Prime Minister Binyamin Netanyahu shocked the political establishment on Tuesday by delaying planned early elections and signing a deal with Kadima to form a 94-MK coalition, the widest coalition since 1984.
The national unity coalition formed by rotating prime ministers Shimon Peres and Yitzhak Shamir had 97 MKs, which was the largest ever, except when Israel formed emergency governments, most notably the Six Day War coalition in 1967 that had 111 MKs.
At a Knesset press conference with Kadima leader Shaul Mofaz, Netanyahu said a large coalition was needed to deal with the challenges the country is facing on the socioeconomic, diplomatic and security fronts.
He noticeably did not mention the specter of a nuclear Iran in his speech, but he later promised that the expanded government would hold “serious and responsible” deliberations on the issue.
“Israel requires stability,” the prime minister said. “When I thought our stability was in jeopardy, I was willing to go to elections. But when I saw I could form a very wide government, I understood that stability could be restored without going to elections, so I formed the widest national unity government.”
The Likud committed to Kadima to make immediate changes on four issues: equalizing the burden of army service, passing a fair state budget, changing the electoral system and advancing the peace process. The agreement stipulates that Kadima will not topple the government until the official end of its term on October 22, 2013.
A Midgam poll broadcast on Channel 10 found that 44 percent of Israelis back the deal, 37% oppose it and 19% had no opinion. Netanyahu continued to enjoy a wide lead over any possible challenger for the prime minister’s job.
Contact on forming the unity government began at a low level while Netanyahu was sitting shiva for his father, Prof. Benzion Netanyahu. They advanced in secret meetings held by Mofaz’s strategist Lior Chorev and the prime minister’s former bureau chief Natan Eshel.
The deal was finalized in marathon meetings between Netanyahu and Mofaz at the prime minister’s official residence in Jerusalem. Defense Minister and Independence Party chairman Ehud Barak participated in part of the meetings and the other leaders of coalition parties were updated, while other politicians were deliberately left in the dark to prevent leaks.
Eshel, who was forced to leave his post due to harassment allegations, told Channel 2 that he considered Netanyahu to be the best prime minister ever and he would do everything possible to enable him to continue to lead.
Netanyahu agreed to overcome his differences with Mofaz, who had criticized him severely on many occasions, including publicly calling him a liar.
“In political competitions there are many words,” Netanyahu said. “In political cooperation, there are a lot of actions.”
Mofaz defended his decision to risk his reputation to join the government. He said he and Netanyahu decided to put their differences behind them.
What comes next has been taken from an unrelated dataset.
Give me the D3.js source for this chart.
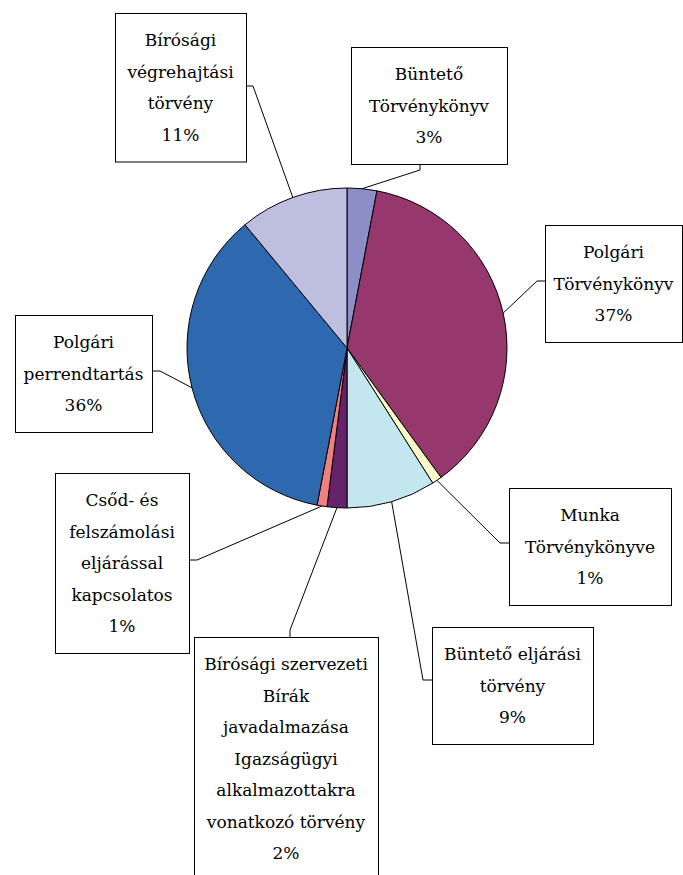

“I don’t see a problem with [my] credibility,” he said. “This serves Israel’s interest. I am sure the public is happy with it. It is very easy to remain in the opposition. But when you have 28 MKs, you have political power to make changes. Not joining the government would be irresponsible. Not joining three years ago was a historic mistake.”
Mofaz, who will hold the ceremonial title of vice premier, said he turned down an offer from Netanyahu for a portfolio, later revealed to entail responsibility for strategic affairs and negotiations with the Palestinians. While Mofaz will initially be Kadima’s only minister, the coalition agreement states that the party will be given more cabinet posts later.
Sources close to Netanyahu said that when ministers Matan Vilna’i and Yossi Peled retire from politics soon, their posts will be offered to Kadima. According to the deal, Kadima MKs will chair both the Economic Affairs and the Foreign Affairs and Defense committees in the Knesset.
The legislature had already approved dissolving itself in its first reading by a 109-1 vote at 11:30 on Monday night. Only Labor MK Ghaleb Majadle voted against.
But when the talks between Netanyahu and Mofaz advanced, the prime minister ordered a filibuster ahead of a vote on the dispersal bill in the Knesset House Committee. The Likud and Kadima factions began emergency meetings after 2 a.m. to discuss developments, eventually approving the deal.
Netanyahu called President Shimon Peres – who was on a trip to Canada – to update him on the unity government deal. The president gave the arrangement his blessing, saying a unity government is good for the the nation given the difficult challenges Israel faces.
At the House Committee meeting, lawmakers repeatedly asked why the Knesset was moving to dismantle itself now.
“I am shocked to see so many MKs vote like sheep going to slaughter,” Shas MK Nissim Ze’ev said. “If this crazy vote was by secret ballot, it would fall.”